** start **

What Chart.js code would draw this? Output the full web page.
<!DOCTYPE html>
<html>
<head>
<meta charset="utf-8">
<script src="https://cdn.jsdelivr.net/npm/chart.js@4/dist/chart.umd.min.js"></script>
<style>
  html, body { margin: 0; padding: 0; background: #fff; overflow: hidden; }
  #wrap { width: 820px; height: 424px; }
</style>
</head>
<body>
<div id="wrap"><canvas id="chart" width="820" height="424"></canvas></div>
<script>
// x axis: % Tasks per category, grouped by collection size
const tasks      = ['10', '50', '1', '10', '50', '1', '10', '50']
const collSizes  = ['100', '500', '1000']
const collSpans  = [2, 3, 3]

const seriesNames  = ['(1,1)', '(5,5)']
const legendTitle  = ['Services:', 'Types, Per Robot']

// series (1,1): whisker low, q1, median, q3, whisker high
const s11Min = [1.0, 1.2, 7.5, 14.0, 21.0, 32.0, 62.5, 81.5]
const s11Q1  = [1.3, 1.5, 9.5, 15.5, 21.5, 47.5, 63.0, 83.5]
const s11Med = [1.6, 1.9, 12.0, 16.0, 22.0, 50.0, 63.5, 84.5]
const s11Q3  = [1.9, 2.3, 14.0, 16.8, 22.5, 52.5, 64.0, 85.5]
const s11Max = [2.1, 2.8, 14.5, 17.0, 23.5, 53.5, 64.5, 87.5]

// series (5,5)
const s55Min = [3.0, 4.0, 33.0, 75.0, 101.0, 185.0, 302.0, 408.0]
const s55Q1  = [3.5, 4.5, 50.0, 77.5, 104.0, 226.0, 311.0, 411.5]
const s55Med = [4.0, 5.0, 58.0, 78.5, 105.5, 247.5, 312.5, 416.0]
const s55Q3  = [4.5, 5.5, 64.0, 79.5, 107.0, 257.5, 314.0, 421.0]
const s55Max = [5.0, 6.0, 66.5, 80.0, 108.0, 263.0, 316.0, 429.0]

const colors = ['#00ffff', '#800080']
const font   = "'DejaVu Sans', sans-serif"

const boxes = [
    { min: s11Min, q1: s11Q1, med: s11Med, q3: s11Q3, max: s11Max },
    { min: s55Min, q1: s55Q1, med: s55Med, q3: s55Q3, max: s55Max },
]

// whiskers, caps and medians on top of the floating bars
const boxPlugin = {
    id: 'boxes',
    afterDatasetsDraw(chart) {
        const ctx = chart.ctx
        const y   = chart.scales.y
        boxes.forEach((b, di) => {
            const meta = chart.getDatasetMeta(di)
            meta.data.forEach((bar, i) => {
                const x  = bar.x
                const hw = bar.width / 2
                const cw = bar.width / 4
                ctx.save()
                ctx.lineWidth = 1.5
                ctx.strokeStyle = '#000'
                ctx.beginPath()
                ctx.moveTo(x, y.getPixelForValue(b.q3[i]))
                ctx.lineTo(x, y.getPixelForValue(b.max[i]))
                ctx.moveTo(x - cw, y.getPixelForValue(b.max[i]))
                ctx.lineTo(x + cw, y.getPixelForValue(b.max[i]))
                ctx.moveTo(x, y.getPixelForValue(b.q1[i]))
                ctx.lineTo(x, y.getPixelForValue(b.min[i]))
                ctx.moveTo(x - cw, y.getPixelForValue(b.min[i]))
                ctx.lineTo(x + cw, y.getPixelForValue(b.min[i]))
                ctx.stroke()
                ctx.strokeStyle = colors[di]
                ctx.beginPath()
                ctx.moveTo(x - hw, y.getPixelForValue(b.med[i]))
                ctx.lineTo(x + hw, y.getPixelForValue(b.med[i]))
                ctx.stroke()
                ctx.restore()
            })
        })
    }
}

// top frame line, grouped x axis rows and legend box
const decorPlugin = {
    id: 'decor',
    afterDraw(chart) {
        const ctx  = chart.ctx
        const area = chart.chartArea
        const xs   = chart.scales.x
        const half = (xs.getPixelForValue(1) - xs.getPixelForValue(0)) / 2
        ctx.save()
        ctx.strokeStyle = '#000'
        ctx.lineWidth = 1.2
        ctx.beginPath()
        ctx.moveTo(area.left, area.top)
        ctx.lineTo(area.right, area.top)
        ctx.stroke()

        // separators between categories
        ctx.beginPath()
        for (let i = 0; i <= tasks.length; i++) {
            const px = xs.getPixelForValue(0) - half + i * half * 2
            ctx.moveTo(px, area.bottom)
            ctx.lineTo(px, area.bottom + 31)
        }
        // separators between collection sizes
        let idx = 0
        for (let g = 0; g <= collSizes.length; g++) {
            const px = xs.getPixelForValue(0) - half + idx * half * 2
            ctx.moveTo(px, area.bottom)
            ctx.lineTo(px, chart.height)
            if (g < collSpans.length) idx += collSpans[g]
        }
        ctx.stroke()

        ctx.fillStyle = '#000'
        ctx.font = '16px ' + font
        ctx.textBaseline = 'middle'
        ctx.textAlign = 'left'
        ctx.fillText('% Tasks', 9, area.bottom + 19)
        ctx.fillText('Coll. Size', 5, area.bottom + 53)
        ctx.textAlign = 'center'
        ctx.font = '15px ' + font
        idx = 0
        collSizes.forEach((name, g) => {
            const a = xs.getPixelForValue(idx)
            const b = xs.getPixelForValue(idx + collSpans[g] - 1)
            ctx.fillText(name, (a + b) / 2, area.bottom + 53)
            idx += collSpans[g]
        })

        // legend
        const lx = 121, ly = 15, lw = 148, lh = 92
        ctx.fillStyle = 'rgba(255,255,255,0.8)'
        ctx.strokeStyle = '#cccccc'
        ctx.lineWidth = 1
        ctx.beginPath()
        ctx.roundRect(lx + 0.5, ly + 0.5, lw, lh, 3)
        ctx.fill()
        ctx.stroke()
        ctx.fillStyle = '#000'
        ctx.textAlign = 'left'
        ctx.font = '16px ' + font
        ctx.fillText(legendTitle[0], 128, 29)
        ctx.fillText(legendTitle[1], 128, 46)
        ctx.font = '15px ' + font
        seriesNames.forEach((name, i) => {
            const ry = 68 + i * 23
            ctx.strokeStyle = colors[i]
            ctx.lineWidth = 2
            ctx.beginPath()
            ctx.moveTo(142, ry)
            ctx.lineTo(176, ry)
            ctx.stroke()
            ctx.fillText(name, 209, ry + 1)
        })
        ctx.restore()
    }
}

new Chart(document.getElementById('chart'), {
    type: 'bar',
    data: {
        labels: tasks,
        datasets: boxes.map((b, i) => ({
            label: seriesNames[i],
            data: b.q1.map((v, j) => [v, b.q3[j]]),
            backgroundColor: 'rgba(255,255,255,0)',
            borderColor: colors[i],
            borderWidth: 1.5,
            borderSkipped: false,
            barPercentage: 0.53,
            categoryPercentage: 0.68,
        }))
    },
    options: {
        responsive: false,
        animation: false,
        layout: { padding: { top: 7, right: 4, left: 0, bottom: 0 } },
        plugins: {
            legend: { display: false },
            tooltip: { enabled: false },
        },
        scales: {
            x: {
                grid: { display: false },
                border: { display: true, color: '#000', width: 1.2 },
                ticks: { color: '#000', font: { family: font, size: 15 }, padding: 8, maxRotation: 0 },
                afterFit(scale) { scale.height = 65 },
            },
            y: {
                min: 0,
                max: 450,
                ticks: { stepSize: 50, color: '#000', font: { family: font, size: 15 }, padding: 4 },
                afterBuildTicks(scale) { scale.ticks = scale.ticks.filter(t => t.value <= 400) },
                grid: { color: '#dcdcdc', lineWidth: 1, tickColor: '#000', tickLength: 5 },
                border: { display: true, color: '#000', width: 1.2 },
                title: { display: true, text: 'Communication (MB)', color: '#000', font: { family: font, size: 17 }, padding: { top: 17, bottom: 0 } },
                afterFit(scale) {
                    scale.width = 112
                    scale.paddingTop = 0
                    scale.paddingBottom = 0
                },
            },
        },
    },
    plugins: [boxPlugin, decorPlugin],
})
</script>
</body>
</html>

** end **
** start **

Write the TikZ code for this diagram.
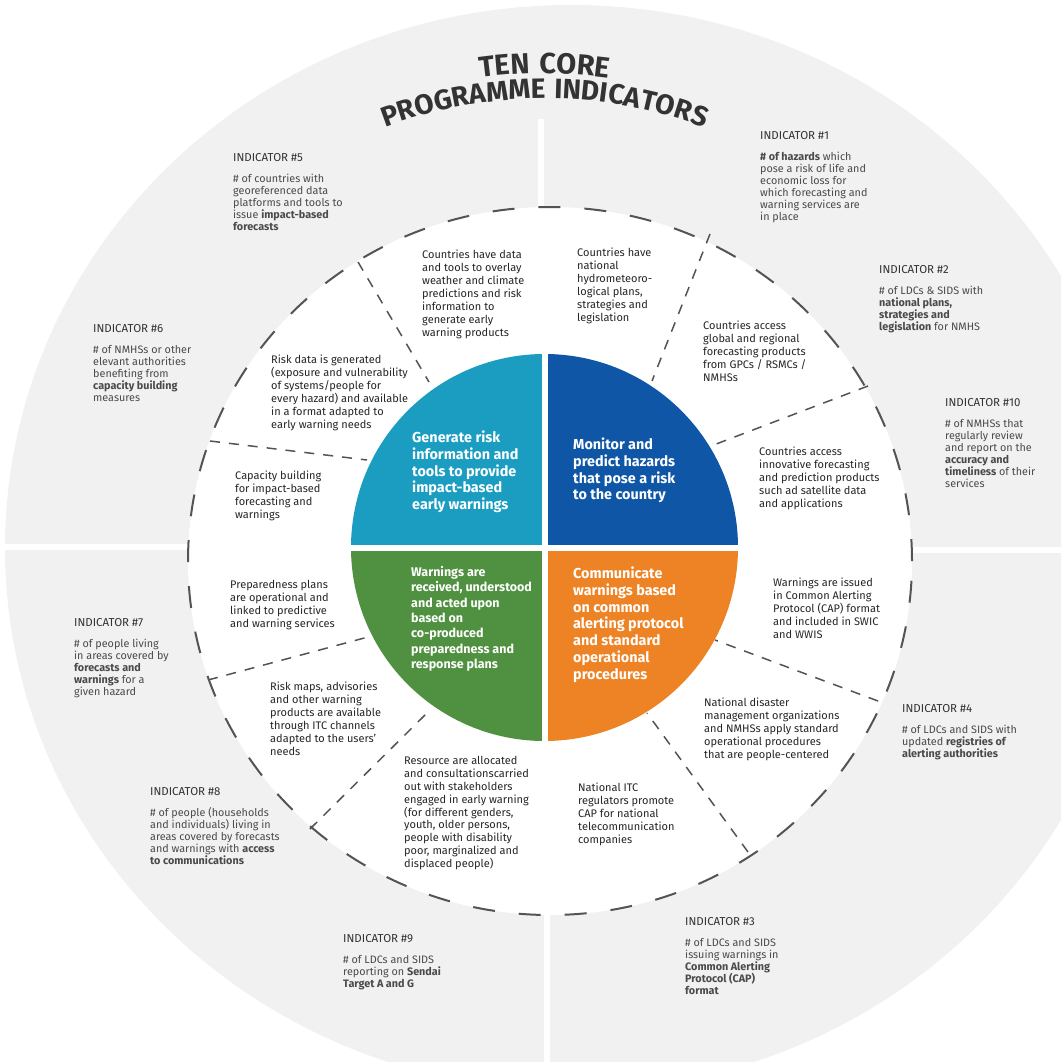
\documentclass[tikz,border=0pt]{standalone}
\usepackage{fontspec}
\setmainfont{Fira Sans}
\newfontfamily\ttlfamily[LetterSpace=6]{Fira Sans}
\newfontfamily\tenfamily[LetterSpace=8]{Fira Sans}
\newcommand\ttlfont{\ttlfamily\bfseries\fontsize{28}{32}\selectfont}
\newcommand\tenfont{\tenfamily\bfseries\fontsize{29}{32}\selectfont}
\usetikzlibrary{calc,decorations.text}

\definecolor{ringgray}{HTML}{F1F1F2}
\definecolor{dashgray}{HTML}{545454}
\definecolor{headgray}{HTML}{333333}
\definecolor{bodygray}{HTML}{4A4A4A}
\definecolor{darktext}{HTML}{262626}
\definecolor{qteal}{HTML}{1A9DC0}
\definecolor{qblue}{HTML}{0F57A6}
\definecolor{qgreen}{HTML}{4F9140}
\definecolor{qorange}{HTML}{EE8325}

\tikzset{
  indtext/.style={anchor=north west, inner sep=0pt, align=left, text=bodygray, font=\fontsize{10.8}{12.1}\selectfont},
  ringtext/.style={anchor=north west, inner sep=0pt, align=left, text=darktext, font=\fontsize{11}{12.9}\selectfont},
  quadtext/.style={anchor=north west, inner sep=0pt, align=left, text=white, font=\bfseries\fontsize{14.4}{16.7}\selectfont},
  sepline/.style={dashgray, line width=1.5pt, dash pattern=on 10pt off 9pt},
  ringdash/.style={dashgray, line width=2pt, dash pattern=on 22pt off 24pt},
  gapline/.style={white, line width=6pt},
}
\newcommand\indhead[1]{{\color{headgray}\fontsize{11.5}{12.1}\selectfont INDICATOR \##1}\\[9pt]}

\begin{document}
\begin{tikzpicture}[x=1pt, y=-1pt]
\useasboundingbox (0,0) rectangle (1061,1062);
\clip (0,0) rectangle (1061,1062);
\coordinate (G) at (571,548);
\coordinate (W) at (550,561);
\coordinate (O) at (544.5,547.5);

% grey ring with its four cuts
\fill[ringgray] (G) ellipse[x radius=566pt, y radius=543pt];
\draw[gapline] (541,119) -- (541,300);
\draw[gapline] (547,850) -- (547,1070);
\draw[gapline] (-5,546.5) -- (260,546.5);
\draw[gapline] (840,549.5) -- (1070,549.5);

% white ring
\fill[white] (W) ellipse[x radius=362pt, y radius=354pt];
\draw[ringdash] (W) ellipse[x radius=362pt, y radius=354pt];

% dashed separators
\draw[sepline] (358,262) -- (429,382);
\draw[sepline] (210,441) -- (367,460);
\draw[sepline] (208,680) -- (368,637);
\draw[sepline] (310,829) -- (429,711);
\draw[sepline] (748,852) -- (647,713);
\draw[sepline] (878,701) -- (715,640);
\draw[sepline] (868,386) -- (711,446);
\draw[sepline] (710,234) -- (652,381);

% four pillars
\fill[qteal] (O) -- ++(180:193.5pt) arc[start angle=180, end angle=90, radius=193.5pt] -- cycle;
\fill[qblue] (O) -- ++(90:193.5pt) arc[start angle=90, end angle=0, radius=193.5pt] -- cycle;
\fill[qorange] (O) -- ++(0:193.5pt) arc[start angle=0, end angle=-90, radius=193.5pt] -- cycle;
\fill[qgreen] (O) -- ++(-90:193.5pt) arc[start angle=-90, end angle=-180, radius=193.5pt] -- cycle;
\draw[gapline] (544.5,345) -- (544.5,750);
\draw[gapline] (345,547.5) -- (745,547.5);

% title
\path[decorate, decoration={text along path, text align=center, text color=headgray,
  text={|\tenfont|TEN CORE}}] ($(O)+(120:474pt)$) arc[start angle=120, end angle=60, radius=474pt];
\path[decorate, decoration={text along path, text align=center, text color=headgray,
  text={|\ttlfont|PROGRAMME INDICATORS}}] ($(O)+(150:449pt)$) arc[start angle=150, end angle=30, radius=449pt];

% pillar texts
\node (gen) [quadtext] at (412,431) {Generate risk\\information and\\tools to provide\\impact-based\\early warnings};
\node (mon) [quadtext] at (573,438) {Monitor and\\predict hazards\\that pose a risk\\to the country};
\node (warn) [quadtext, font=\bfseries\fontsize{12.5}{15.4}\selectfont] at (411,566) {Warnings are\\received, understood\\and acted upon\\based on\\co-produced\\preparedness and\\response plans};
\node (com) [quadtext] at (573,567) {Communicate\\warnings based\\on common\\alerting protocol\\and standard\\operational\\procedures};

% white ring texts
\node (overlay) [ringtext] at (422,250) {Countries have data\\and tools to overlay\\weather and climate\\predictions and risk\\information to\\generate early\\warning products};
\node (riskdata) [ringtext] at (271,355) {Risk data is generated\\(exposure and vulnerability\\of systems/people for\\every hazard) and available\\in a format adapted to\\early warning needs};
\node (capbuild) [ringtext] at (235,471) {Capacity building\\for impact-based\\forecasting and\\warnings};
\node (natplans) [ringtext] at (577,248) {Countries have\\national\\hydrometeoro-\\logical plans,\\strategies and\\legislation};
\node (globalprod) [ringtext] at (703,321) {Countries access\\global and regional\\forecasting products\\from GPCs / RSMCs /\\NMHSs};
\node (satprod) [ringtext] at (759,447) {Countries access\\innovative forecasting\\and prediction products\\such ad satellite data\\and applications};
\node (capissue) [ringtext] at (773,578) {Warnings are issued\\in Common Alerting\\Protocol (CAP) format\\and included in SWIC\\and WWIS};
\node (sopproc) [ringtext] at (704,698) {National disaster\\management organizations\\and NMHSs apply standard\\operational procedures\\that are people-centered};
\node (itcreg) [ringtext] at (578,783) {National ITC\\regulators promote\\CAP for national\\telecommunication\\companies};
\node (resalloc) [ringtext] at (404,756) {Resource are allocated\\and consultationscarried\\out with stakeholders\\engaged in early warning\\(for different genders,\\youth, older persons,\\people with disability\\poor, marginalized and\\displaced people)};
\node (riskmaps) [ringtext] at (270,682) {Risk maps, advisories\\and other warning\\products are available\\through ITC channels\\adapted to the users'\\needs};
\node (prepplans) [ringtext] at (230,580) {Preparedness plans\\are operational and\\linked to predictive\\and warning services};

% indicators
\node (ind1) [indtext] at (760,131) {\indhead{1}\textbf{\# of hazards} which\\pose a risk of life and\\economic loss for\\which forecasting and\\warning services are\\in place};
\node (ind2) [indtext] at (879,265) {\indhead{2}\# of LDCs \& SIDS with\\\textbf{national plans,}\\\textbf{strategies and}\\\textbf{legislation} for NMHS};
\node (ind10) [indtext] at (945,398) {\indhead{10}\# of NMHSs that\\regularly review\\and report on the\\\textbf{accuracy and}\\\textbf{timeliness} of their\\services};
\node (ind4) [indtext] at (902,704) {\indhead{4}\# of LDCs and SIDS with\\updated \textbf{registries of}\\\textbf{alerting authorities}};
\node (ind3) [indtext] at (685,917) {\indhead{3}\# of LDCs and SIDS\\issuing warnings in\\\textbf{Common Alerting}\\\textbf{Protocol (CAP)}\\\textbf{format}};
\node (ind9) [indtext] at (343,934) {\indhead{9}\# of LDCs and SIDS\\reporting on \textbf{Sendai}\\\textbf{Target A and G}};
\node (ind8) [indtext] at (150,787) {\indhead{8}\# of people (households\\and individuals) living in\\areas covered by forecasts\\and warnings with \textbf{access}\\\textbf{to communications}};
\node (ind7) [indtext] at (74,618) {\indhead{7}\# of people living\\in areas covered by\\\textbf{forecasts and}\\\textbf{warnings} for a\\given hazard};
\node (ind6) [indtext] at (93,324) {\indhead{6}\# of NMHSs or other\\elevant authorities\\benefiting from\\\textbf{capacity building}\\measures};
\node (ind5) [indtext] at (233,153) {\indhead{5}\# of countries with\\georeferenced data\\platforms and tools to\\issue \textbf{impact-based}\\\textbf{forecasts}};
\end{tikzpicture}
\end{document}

** end **

▶ [WRITTEN REQUEST]:
Starting at the line that holds "What Chart.js code", copy each line exactly and stop after the line that holds "['Services:', 'Types, Per Robot']".

▶ [IN RESPONSE]:
What Chart.js code would draw this? Output the full web page.
<!DOCTYPE html>
<html>
<head>
<meta charset="utf-8">
<script src="https://cdn.jsdelivr.net/npm/chart.js@4/dist/chart.umd.min.js"></script>
<style>
  html, body { margin: 0; padding: 0; background: #fff; overflow: hidden; }
  #wrap { width: 820px; height: 424px; }
</style>
</head>
<body>
<div id="wrap"><canvas id="chart" width="820" height="424"></canvas></div>
<script>
// x axis: % Tasks per category, grouped by collection size
const tasks      = ['10', '50', '1', '10', '50', '1', '10', '50']
const collSizes  = ['100', '500', '1000']
const collSpans  = [2, 3, 3]

const seriesNames  = ['(1,1)', '(5,5)']
const legendTitle  = ['Services:', 'Types, Per Robot']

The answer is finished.